Task description
All lines from the top of the records below through the line holding "import * as", and only those, should be printed exactly, minus the pictures.

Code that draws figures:
━━━━━━━━━━━━━━━━━━━━━━━━━━━━━━

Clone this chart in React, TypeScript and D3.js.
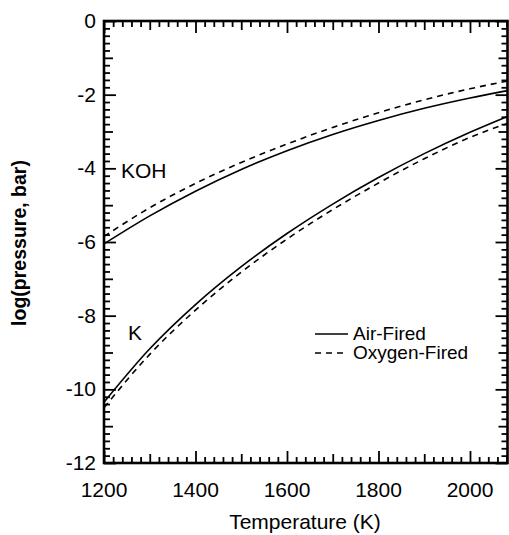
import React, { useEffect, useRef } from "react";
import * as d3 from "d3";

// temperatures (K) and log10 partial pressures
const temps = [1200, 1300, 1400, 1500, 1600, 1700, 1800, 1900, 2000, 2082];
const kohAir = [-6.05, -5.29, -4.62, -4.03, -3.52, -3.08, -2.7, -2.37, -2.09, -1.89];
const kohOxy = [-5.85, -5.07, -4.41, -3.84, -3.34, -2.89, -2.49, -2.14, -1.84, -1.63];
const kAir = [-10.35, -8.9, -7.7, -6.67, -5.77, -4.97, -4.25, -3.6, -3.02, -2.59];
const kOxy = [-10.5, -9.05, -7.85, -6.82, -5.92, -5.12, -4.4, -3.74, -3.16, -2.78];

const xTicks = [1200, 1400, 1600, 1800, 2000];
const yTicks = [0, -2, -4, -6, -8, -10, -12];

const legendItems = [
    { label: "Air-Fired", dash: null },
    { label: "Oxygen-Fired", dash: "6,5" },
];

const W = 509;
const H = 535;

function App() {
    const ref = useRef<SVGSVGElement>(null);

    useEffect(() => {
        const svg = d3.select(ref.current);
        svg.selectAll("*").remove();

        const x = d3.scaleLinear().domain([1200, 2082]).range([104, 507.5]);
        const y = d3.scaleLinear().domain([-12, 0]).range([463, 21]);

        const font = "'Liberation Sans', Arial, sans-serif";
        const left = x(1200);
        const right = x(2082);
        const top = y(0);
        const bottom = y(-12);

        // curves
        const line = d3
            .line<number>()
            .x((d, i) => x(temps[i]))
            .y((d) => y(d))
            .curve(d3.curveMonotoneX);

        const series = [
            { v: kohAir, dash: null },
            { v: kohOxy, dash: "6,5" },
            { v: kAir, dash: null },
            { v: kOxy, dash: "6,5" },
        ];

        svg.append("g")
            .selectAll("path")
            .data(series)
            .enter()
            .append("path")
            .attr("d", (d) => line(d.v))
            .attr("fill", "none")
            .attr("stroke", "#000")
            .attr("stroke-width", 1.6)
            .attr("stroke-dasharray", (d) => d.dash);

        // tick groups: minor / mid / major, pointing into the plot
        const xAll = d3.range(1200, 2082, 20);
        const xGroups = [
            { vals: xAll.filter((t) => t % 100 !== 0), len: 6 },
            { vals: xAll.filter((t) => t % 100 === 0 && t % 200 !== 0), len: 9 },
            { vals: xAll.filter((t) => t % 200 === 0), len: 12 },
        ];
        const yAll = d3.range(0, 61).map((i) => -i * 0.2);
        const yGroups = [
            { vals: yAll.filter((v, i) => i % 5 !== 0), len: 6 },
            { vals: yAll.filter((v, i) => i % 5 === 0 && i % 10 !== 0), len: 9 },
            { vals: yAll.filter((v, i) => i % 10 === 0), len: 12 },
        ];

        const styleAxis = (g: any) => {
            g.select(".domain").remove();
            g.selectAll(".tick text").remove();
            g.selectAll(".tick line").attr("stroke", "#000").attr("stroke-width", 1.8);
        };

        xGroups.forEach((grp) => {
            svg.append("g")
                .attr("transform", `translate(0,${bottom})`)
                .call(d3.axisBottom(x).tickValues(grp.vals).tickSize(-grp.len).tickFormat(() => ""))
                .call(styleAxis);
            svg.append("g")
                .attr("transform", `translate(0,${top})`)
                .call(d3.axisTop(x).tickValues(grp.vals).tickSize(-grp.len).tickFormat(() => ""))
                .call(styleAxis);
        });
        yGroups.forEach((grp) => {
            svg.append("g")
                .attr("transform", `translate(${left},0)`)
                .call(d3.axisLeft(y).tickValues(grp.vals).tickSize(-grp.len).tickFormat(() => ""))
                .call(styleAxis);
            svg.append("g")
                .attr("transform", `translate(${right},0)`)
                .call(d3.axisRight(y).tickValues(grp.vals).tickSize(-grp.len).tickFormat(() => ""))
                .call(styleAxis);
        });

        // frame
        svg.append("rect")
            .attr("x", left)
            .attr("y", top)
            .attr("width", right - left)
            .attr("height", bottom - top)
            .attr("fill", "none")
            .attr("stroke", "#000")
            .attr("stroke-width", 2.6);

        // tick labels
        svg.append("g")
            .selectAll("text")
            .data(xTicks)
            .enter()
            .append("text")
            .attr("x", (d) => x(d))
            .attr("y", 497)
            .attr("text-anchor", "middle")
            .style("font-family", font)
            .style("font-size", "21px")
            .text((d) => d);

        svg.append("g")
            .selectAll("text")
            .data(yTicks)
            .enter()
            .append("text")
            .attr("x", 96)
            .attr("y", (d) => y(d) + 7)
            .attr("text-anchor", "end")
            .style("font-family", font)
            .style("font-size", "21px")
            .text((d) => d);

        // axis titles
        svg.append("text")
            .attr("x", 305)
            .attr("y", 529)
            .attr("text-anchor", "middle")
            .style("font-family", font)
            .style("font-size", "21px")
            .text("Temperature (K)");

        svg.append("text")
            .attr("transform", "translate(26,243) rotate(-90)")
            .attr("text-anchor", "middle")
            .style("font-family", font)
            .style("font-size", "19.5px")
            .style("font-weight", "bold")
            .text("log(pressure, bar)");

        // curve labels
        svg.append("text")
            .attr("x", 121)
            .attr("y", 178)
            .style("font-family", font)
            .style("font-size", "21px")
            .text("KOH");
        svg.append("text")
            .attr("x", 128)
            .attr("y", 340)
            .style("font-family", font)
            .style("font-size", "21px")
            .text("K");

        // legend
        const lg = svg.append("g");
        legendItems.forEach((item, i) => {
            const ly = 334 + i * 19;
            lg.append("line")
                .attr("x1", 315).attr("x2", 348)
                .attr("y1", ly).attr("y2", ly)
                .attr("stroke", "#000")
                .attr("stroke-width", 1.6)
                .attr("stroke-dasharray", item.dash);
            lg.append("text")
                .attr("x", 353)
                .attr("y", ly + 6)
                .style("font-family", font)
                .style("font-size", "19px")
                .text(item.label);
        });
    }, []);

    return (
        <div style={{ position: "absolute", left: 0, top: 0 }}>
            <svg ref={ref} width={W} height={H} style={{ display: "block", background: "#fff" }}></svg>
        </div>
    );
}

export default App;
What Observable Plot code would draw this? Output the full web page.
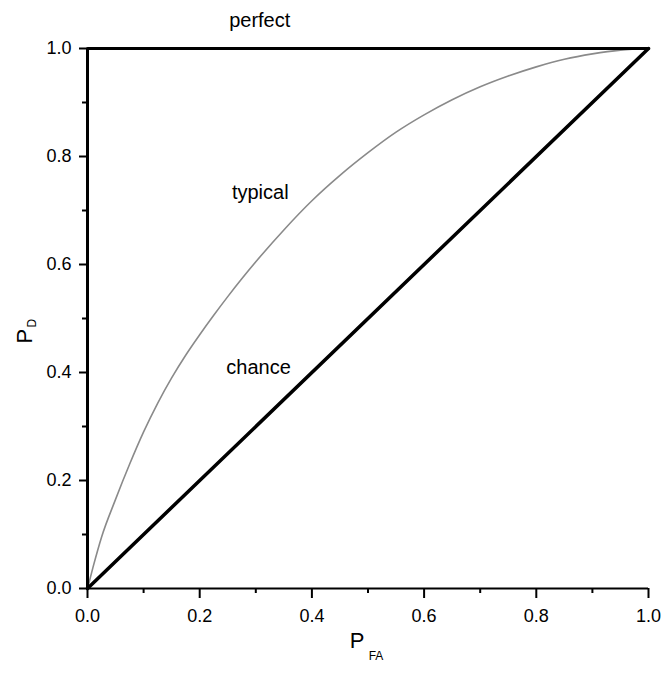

━━━━━━━━━━━━━━━━━━━━━━━━━━━━━━

Response
Clone this chart in React, TypeScript and D3.js.
import React, { useEffect, useRef } from "react";
import * as d3 from "d3";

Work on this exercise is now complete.